Unlike all other generation, the Second Person never began. He always existed. The Second Person is co-eternal with the Father. The First Person of the Holy Trinity always existed. The Second Person of the Holy Trinity always existed. God is the Being who cannot not exist. Consequently, the Second Person always existed. By His very nature, therefore, God is a social being.

The term "begotten not made" means that the Second Person does not proceed from the First Person by creation. When a human being is conceived, the body comes from the father and the mother; the soul is created immediately from nothing by God. The Second Person of Trinity was not created by God the Father. In theology, we reserve the verb "made" for what is created. God the Son was not created by the Father. The Father is not the cause of the Son.

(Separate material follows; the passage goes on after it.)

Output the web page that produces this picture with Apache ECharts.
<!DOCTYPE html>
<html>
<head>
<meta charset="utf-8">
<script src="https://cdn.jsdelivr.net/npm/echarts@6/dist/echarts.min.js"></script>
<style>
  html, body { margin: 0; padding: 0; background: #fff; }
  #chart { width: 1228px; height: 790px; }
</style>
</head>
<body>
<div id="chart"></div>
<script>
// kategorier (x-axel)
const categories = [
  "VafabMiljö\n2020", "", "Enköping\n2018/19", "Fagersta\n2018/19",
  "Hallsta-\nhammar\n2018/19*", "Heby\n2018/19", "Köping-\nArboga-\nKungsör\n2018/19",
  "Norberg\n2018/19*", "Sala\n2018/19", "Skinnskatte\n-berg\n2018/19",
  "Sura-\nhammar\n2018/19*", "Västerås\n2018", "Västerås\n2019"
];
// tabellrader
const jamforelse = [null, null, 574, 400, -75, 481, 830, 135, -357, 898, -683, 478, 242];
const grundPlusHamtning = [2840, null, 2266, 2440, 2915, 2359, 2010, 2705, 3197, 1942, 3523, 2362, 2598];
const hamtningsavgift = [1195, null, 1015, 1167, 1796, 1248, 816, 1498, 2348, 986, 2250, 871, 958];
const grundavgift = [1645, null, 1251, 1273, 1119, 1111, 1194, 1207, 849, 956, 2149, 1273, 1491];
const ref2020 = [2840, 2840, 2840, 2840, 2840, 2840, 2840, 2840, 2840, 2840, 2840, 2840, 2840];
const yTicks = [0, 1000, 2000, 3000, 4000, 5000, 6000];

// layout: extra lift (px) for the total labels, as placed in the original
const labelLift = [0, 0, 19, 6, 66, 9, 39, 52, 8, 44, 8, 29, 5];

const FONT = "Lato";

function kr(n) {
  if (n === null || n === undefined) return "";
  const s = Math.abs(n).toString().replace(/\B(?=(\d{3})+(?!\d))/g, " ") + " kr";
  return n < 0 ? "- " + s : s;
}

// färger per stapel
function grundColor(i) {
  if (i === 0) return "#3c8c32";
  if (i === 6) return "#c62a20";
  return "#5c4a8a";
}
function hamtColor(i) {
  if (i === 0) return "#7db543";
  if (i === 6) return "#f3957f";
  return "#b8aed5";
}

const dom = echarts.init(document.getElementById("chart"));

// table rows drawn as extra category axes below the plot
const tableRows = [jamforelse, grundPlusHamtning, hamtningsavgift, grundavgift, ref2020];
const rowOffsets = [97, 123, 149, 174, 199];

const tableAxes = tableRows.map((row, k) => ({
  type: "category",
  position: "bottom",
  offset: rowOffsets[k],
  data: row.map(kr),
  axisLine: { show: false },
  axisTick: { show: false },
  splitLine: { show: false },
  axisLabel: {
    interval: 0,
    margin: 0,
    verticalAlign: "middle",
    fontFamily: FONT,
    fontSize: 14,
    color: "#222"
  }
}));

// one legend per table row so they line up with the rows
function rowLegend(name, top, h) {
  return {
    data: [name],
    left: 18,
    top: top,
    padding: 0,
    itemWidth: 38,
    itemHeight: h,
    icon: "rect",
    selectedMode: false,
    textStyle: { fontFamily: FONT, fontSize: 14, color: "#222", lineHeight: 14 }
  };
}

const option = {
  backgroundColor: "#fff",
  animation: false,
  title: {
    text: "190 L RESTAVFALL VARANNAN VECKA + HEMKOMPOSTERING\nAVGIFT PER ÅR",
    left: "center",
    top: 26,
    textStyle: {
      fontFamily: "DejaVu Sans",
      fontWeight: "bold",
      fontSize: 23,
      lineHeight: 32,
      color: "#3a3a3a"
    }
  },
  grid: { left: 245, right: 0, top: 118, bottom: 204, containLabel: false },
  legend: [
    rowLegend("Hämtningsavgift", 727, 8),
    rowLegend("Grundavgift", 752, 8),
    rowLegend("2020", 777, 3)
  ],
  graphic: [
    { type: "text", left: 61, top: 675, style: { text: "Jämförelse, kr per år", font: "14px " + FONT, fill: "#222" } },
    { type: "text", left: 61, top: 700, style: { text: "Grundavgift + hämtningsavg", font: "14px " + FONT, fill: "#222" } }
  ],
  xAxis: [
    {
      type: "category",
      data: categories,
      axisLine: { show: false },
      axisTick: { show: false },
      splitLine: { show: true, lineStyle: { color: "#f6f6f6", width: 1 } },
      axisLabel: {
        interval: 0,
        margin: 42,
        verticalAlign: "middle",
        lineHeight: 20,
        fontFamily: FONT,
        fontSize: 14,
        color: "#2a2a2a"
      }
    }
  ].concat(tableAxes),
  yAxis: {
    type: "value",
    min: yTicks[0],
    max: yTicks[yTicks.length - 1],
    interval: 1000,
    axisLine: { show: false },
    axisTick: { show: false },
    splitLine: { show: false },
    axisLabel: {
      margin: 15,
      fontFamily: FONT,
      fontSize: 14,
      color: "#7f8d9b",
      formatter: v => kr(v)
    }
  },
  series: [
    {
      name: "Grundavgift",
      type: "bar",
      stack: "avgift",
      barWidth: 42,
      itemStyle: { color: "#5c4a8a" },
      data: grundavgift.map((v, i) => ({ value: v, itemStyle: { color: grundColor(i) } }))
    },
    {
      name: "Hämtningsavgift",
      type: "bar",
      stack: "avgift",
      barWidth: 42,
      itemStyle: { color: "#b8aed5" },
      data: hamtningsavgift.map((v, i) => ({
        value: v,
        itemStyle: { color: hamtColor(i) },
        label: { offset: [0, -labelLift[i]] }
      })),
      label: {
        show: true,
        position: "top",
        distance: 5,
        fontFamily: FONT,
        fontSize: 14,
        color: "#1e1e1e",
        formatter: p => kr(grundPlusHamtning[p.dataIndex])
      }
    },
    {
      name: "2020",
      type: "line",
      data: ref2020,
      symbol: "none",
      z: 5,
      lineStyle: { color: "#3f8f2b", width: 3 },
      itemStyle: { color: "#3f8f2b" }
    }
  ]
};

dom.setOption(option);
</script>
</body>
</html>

Q.During the Eucharistic prayer, after the Consecration we proclaim the Mystery of Faith, which may be one of four possible phrases. Is it ever permitted for the priest to substitute another phrase or refrain from a hymn?

-C.A.W., Oklahoma

A.The official Latin text of the Roman Missal provides only four acclamations after the second Consecration at Mass. Consequently, the priest is not at liberty to substitute another acclamation or refrain from using one of the four prescribed by the missal.

Q. Can the phrase in Eucharistic Prayer IV "... a man like us in all things but sin..." be rendered correctly as "... a person like us..."?

-D.C.S., Wisconsin

A.There is only one answer: absolutely not! First of all the English translation of the official Latin text is really a paraphrase. The literal words in the Latin say, "Who incarnated by the Holy Spirit and born of the Virgin Mary, shared in everything of our condition of life but without sin." Consequently, even the present English translation in the Sacramentary is misleading when it says, that Christ was [or is] "a man like us in all things but sin." Christ never sinned. But Christ, even as man, did not have a fallen human nature. Moreover, we dare not say that Christ was, or is, "a person like us." Christ is not a human person as all of us are. That would be the heresy of Nestorius. This heresy has deeply penetrated professed Catholic circles.

Q. Is it morally permissible to give birth control pills to mentally retarded women who could be induced or forced into sex?

-R.T.M. Florida

A.No, it is not morally permissible. Contraception is inherently sinful. It is sinful by its very nature. Consequently, it cannot be permitted even for a laudable reason, like sparing retarded women from the embarrassment or the problems that would follow on conceiving a child. This would be the error of proportionalism condemned by Pope John Paul II. Proportionalism claims there is nothing which is sinful by itself. It claims that if you have proportionally good reason for doing something, you may do so no matter how evil the action may be in itself.